The Siemens PLM jewellery design software was procured at a cost of ​  Rs. 49 lakh on the basis that it was being used by private jewellery making firms and also by private training institute.  However, Audit noticed that private training institute was imparting training using Rhinocerous and Matrix software.  The Siemens PLM software is commonly used for CAD/CAM application software for imparting training in tool and die making, sheet making and could also be used for jewellery designing. Thus software was purchased without assessing proper requirement.

GTTC procured 25 laptops (cost Rs. 11.90 lakh) which were not as per the requirement.  It was stated that the laptops were being used by officers of the institute.  Thus, the project funds were diverted for other purposes.

The establishment of a jewellery training institute (sub-centre) at Mangaluru did not serve any purpose as there were no takers for the jewellery training programmes offered, thereby rendering the expenditure of Rs. 2.01 crore unfruitful.
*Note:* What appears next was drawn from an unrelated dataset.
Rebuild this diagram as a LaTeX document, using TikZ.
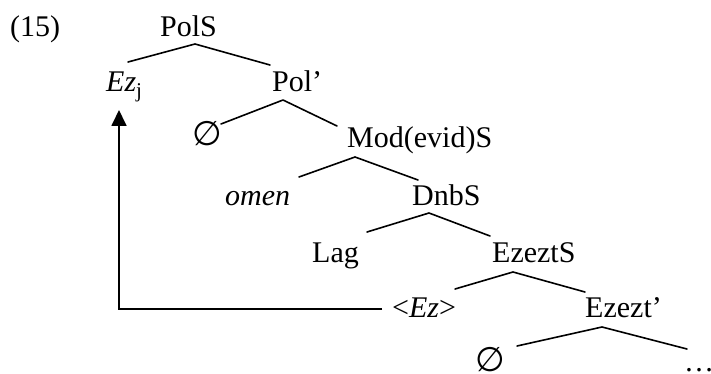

On this being pointed out (May 2015), Government stated (October 2015) that it was decided to establish the Gems and Jewellery Centre at Mangaluru since sufficient space was not available in GTTC Bengaluru Centre.  It also stated that efforts were made to conduct Gems and Jewellery design training programmes using computers and software procured for this purpose, but there was no response from the candidates to undergo training.  However, the workstations and software would be used to train Diploma students.  The reply clearly establishes the fact that the project was ill-conceived without proper planning. Even after setting up of the centres, publicity measures were not undertaken to attract potential persons to get training.

Thus, absence of a detailed project report, diversion of funds and poor implementation resulted in non-fulfillment of the objective of establishing a Gems and Jewellery Training Institute even after seven years of sanction by the Government, which resulted in unfruitful expenditure of Rs. 2.01 crore.